İnsanlar gerçekleşen olayların ( bu bir hastalık olabilir,, kaza olabilir) gerçek nedenlerini bilmezlerse o olayla ilgili inançlar üretmeye başlarlar. Bu durum insanın cahilliğindendir, belki de çaresizliğinden. Bir önceki yazımızda Afrika’da doğan anomilerin maruz kaldığı durum tam da budur; bilgisizlikten doğan inanç. Bu bağlamda batının biliminsanlarının ölümsüzlükle uğraşmaya başlamalarının iki nedeninden birisi de budur; doğada gerçekleşen şeylerin bir nedeni vardır ve bu da ancak bilimle açıklanabilir ve önlenebilir. İkinci neden ise batı dünyasının salgın kıtlık ve savaşla alakalı sorunu kalmamış olmasıdır. Bugün Fransa’da eskisi gibi kitleler halinde açlıktan veya salgından ölen insanlar görmüyoruz. Yada bugün Fransa ile İngiltere, Almanya arasında bir savaşın olma ihtimali olağanüstü bir durum olmadıkça söz konusu bile değildir. Dolayısıyla uğraşacakları bir gündem kalmadı. Bilim sayesinde salgına önlemler alabiliyorlar, kendileri aç kalmıyor ama sırf kendileri istediği için binlerce insan açlıktan ölebiliyor. Hakeza savaş meselesinde de durum böyle. O yüzden artık ölümsüzlükle uğraşmak ve ölüme çare bulmak istediler. Çünkü Harari’nin de dediği gibi, tarih boşluk kabul etmez.

Dolayısıyla eşitlik, demokrasi ve özgürlük artık bunlar mazide kaldı. Bizi bu kavramlarla oyalıyorlar aslında. Bilimler tarihindeki geçmişimizi unutturup geriden gelerek kendilerine muhtaç durumda olmamızı istiyorlar.
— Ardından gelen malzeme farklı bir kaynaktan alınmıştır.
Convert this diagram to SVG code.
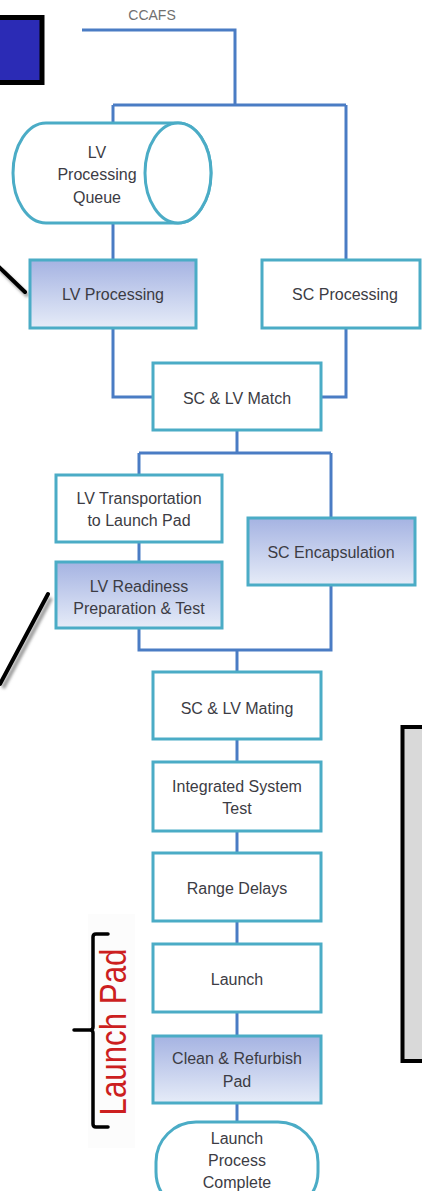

Çünkü yangının olmadığı bir yerde itfaiyeci iş yapamaz. Dolayısıyla dünyanın gündemi ölümsüzlüktür. Günümüzün trendi budur. Bu konu ile ilgili yaşanan gelişmeler bize hep keloğlan hikayeleri gibi gelmiştir; çok umursamadan gülüp geçmişizdir hep. Ancak bu tabi ki de gerçeği değiştirmeyecektir. Mesela bazı biliminsanları yaklaşık yüzyıl sonra zengin olan insanların (kapitalizmin ölümü de ele geçirmek isteyeceğini düşünmemek olmaz!) ölen dokularını yenileyip beynini ve organlarını iyileştirerek kendisini altmışlı yaşlarında da baştan yaratabileceğini söylüyor. Yine bu konuyla alakalı bir gelişme olarak,  18 Eylül 2013’te  Google şirketinin mühendisleri ölümü çözmeyi hedefleyen ve amacı sadece bu olan Calico adında bir şirket kurdu. Bu şirkette yaşlanmayı önleme ve ölüm üzerine neler yapılabileceği hakkında araştırmalar yapılıyor. Size ilk başta tam anlamıyla sonsuz bir dünya hayatı sunmuyorlar, ilk hedefleri doğal olaylara ve hastalıklara önlemler bularak insan ömrünü şu anki insan ömrünün iki katına çıkarmak. Bu hedefe yüz yıl sonra ulaşılacağını söyleyen bilim insanları da var elli yıl sonra ulaşılabileceğini söylen de.

Sonuç olarak, bazı dogmalarımızdan dolayı bilim gerçeğini göz ardı etmek bizim dünyayı anlama çabamızda çok büyük sektelere uğramamıza sebep olacaktır.

Ölümsüzlükle ilgili bu araştırmaları yaparken aklıma şu soru takıldı; dünya hayatında ölümsüzlük olsaydı eğer, insanın yaşantısında ne gibi değişiklikler olurdu?